Despite the problems, the US has expanded its anti-drug “aid” to projects in Phonsaly and Luang Prabang provinces. Other governments, including Germany, have joined in with integrated development or detoxification projects in opium growing areas.
In an attempt to meet the 2005 deadline of eradicating opium production, provincial and district level officials have started implementing draconian measures to eliminate opium growing. Officials have sent the army, youth brigades, student groups and the Women’s Union to opium growing areas to cut down poppies.
As a result, many upland communities have seen their only cash crop destroyed, with no help to find alternatives to opium production.
Opium can have devastating effects on communities, families and individuals, especially when opium use becomes widespread in a village. But when opium addicts lose their home-grown supply, they are forced to buy it from neighbouring villages. They are often tempted to buy cheaper and more dangerous alternatives such as methamphetamine derivatives. “This has had consequences far worse for local communities than opium has ever had and is leading to severe impoverishment and cultural disruption,” says the anonymous development worker.

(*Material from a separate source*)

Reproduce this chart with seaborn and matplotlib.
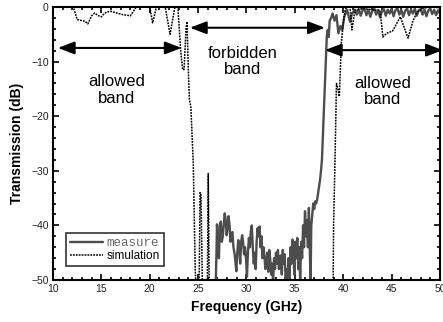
import numpy as np
import pandas as pd
import matplotlib
matplotlib.use("Agg")
import matplotlib.pyplot as plt
import seaborn as sns
from matplotlib.ticker import MultipleLocator

# ---------------- data ----------------
sim_freq = [10.0, 11.5, 12.1, 12.5, 13.0, 13.3, 13.6, 14.0, 14.3, 14.7, 15.0, 15.3,
            15.6, 16.0, 16.6, 17.2, 18.0, 18.5, 18.8, 19.6, 20.0, 20.3, 20.7, 21.0,
            21.4, 21.6, 22.1, 22.6, 22.9, 23.2, 23.4, 23.55, 23.75, 23.85, 24.0, 24.1,
            24.25, 24.5, 24.7, 24.8, 25.1, 25.2, 25.3, 25.45, 25.95, 26.05, 26.15,
            38.95, 39.0, 39.15, 39.3, 39.45, 39.6, 39.8, 40.0, 40.2, 40.4, 40.7,
            40.9, 41.2, 42.0, 43.0, 43.8, 44.1, 44.5, 45.1, 45.9, 46.7, 47.2, 47.6,
            48.2, 49.0, 50.0]
sim_db = [1.5, 1.0, 0.0, -2.3, -2.5, -2.6, -3.1, -1.6, -1.1, -1.6, -1.8, -1.2,
          -0.9, -0.8, -1.1, -1.4, -1.6, -0.3, 0.8, 0.8, 0.0, -2.9, 0.0, 0.8,
          0.5, 0.0, -5.0, 0.0, 0.2, -8.0, -11.5, -11.4, -4.0, -2.7, -12.0, -17.0,
          -18.3, -28.6, -48.0, -52.0, -52.0, -34.0, -34.5, -52.0, -52.0, -30.5, -52.0,
          -52.0, -40.0, -28.0, -14.0, -15.0, -16.4, -6.6, -3.0, -0.5, 0.2, 0.0,
          -4.2, -0.6, -0.3, -0.5, -0.6, -5.5, -4.8, -4.4, -1.8, -5.7, -2.6, -1.0,
          -0.3, 0.1, -0.2]

meas_freq = [26.80, 26.90, 26.95, 27.05, 27.15, 27.25, 27.35, 27.45, 27.55, 27.65,
             27.75, 27.85, 27.95, 28.05, 28.15, 28.25, 28.35, 28.45, 28.55, 28.65,
             28.75, 28.85, 28.95, 29.05, 29.15, 29.25, 29.35, 29.45, 29.55, 29.65,
             29.75, 29.85, 29.95, 30.05, 30.15, 30.25, 30.35, 30.45, 30.55, 30.65,
             30.75, 30.85, 30.95, 31.05, 31.15, 31.25, 31.35, 31.45, 31.55, 31.65,
             31.75, 31.85, 31.95, 32.05, 32.15, 32.25, 32.35, 32.45, 32.55, 32.65,
             32.75, 32.85, 32.95, 33.05, 33.15, 33.25, 33.35, 33.45, 33.55, 33.65,
             33.75, 33.85, 33.95, 34.05, 34.15, 34.25, 34.35, 34.45, 34.55, 34.65,
             34.75, 34.85, 34.95, 35.05, 35.15, 35.25, 35.35, 35.45, 35.55, 35.65,
             35.75, 35.85, 35.95, 36.05, 36.15, 36.25, 36.35, 36.45, 36.55, 36.62,
             36.70, 36.80, 36.90, 37.00, 37.10, 37.20, 37.30, 37.45, 37.60, 37.70,
             37.80, 38.30, 38.40, 38.50, 38.60, 38.80, 38.90, 39.10, 39.30, 39.50,
             39.70, 39.90, 40.10, 40.40, 40.55, 40.70, 40.90, 41.20, 41.40, 41.60,
             41.80, 42.00, 42.20, 42.40, 42.60, 42.80, 43.00, 43.20, 43.40, 43.60,
             43.80, 44.00, 44.20, 44.40, 44.60, 44.80, 45.00, 45.20, 45.40, 45.60,
             45.80, 46.00, 46.20, 46.40, 46.60, 46.80, 47.00, 47.20, 47.40, 47.60,
             47.80, 48.00, 48.20, 48.40, 48.60, 48.80, 49.00, 49.20, 49.40, 49.60,
             49.80, 50.00]
meas_db = [-52.0, -45.0, -39.8, -44.0, -46.0, -40.0, -39.3, -43.0, -42.0, -40.0,
           -37.8, -39.0, -41.8, -40.5, -38.3, -40.0, -43.0, -41.5, -41.2, -44.0,
           -45.0, -46.5, -48.4, -45.0, -42.7, -44.0, -47.0, -43.0, -41.8, -43.0,
           -45.3, -44.0, -46.0, -49.4, -45.0, -42.3, -44.0, -41.0, -40.0, -44.0,
           -47.0, -45.0, -48.0, -43.0, -40.5, -42.0, -40.2, -44.0, -42.0, -46.0,
           -44.0, -45.5, -48.0, -47.0, -45.0, -48.5, -44.5, -46.0, -49.0, -47.0,
           -50.5, -46.0, -48.0, -45.0, -47.0, -44.5, -48.0, -46.0, -45.5, -49.0,
           -44.5, -47.0, -45.3, -50.5, -48.0, -51.0, -46.0, -50.0, -44.0, -47.0,
           -42.6, -45.0, -49.0, -43.0, -46.0, -42.3, -48.0, -44.0, -50.0, -43.0,
           -46.0, -40.0, -44.0, -37.4, -42.0, -39.0, -44.0, -36.8, -45.0, -50.5,
           -40.0, -38.0, -36.0, -37.0, -35.6, -36.0, -35.3, -33.5, -31.7, -30.0,
           -28.0, -5.4, -4.2, -5.5, -2.5, -1.8, -1.2, -2.5, -1.5, -4.8,
           -3.5, -4.2, -1.8, -0.5, -1.6, -2.7, -1.2, -0.5, -1.4, -0.4,
           -1.6, -0.6, -0.3, -1.5, -0.5, -1.8, -0.7, -0.3, -1.4, -0.6,
           -1.9, -0.8, -0.4, -1.6, -0.5, -1.2, -0.3, -1.7, -0.6, -0.2,
           -1.4, -0.5, -1.8, -0.7, -0.3, -1.5, -0.5, -1.2, -0.3, -1.6,
           -0.6, -0.4, -1.4, -0.5, -1.7, -0.6, -0.3, -1.3, -0.5, -1.5,
           -0.6, -1.2]

series_labels = ["measure", "simulation"]
band_labels = ["allowed\nband", "forbidden\nband", "allowed\nband"]
x_label = "Frequency (GHz)"
y_label = "Transmission (dB)"

# ---------------- plotting ----------------
sns.set_style("ticks")
plt.rcParams["font.family"] = ["Liberation Sans", "DejaVu Sans"]
plt.rcParams["text.color"] = "black"
plt.rcParams["axes.labelcolor"] = "black"

fig = plt.figure(figsize=(4.43, 3.22), dpi=100)
ax = fig.add_axes([0.1196, 0.1304, 0.8736, 0.8479])

meas_df = pd.DataFrame({"f": meas_freq, "t": meas_db})
sim_df = pd.DataFrame({"f": sim_freq, "t": sim_db})

sns.lineplot(data=meas_df, x="f", y="t", ax=ax, sort=False, estimator=None,
             color="#4d4d4d", linewidth=1.7, label=series_labels[0])
sns.lineplot(data=sim_df, x="f", y="t", ax=ax, sort=False, estimator=None,
             color="black", linewidth=1.1, linestyle=(0, (1.2, 0.7)),
             label=series_labels[1])

ax.set_xlim(10, 50)
ax.set_ylim(-50, 0)
ax.xaxis.set_major_locator(MultipleLocator(5))
ax.xaxis.set_minor_locator(MultipleLocator(1))
ax.yaxis.set_major_locator(MultipleLocator(10))
ax.yaxis.set_minor_locator(MultipleLocator(2))
ax.tick_params(which="both", direction="in", top=True, right=True,
               labelsize=7.5, width=1.2, colors="black", pad=3)
ax.tick_params(which="major", length=4)
ax.tick_params(which="minor", length=2.2)
for lbl in ax.get_xticklabels() + ax.get_yticklabels():
    lbl.set_color("#222222")
for s in ax.spines.values():
    s.set_linewidth(1.5)
    s.set_color("black")

ax.set_xlabel(x_label, fontsize=10, fontweight="bold", labelpad=4)
ax.set_ylabel(y_label, fontsize=10, fontweight="bold", labelpad=5)

# arrows
arrow_kw = dict(arrowstyle="<|-|>,head_length=1.0,head_width=0.38",
                color="black", lw=1.5, shrinkA=0, shrinkB=0)
ax.annotate("", xy=(10.5, -7.5), xytext=(23.3, -7.5), arrowprops=arrow_kw,
            annotation_clip=False)
ax.annotate("", xy=(24.15, -3.8), xytext=(38.1, -3.8), arrowprops=arrow_kw,
            annotation_clip=False)
ax.annotate("", xy=(38.1, -7.9), xytext=(50.3, -7.9), arrowprops=arrow_kw,
            annotation_clip=False)

ax.text(16.6, -15.2, band_labels[0], ha="center", va="center", fontsize=12,
        linespacing=1.1)
ax.text(29.6, -10.0, band_labels[1], ha="center", va="center", fontsize=12,
        linespacing=1.1)
ax.text(44.1, -15.5, band_labels[2], ha="center", va="center", fontsize=12,
        linespacing=1.1)

leg = ax.legend(loc="lower left", bbox_to_anchor=(0.034, 0.051),
                borderaxespad=0, frameon=True, fancybox=False, fontsize=8.5,
                handlelength=2.8, handletextpad=0.3, borderpad=0.35,
                labelspacing=0.1)
leg.get_frame().set_edgecolor("black")
leg.get_frame().set_linewidth(1.2)
leg.get_texts()[0].set_fontfamily("Liberation Mono")
leg.get_texts()[0].set_color("#666666")
leg.get_texts()[0].set_fontsize(9)

fig.savefig("out.png", dpi=100)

The US-Lao anti-drug programme is so far not even helping to reduce the amount of opium in Laos. In 2003, according to the US government, potential opium production was 200 tons, an increase of 11 per cent over the previous year. The US Bureau for International Narcotics explains in its March 2004 report that eradication of poppies in accessible areas is leading to traffickers contracting farmers to grow poppies in more remote areas.
The Lao government hopes to get more funding for its anti-drug activities. It has made a formal request for a US$10 million loan from the World Bank for a project which would be carried out by the UN Office of Drugs and Crime.
Through the mechanism of opium eradication and “development”, the Lao government, with the willing backing of the US and other Northern governments, is handing over Indigenous Peoples’ land to be logged, converted to industrial tree plantations, flooded by hydropower dams, dug up for mineral extraction or “protected” in the name of nature conservation.
By supporting the Lao government’s resettlement programme, the foreign development worker concludes, the US government’s war on drugs is “impoverishing thousands, promoting cultural disruption, and strengthening the hands of the repressive elements in the Lao government who were already unsympathetic to the needs, rights, and livelihood systems of ethnic minority people in the country.”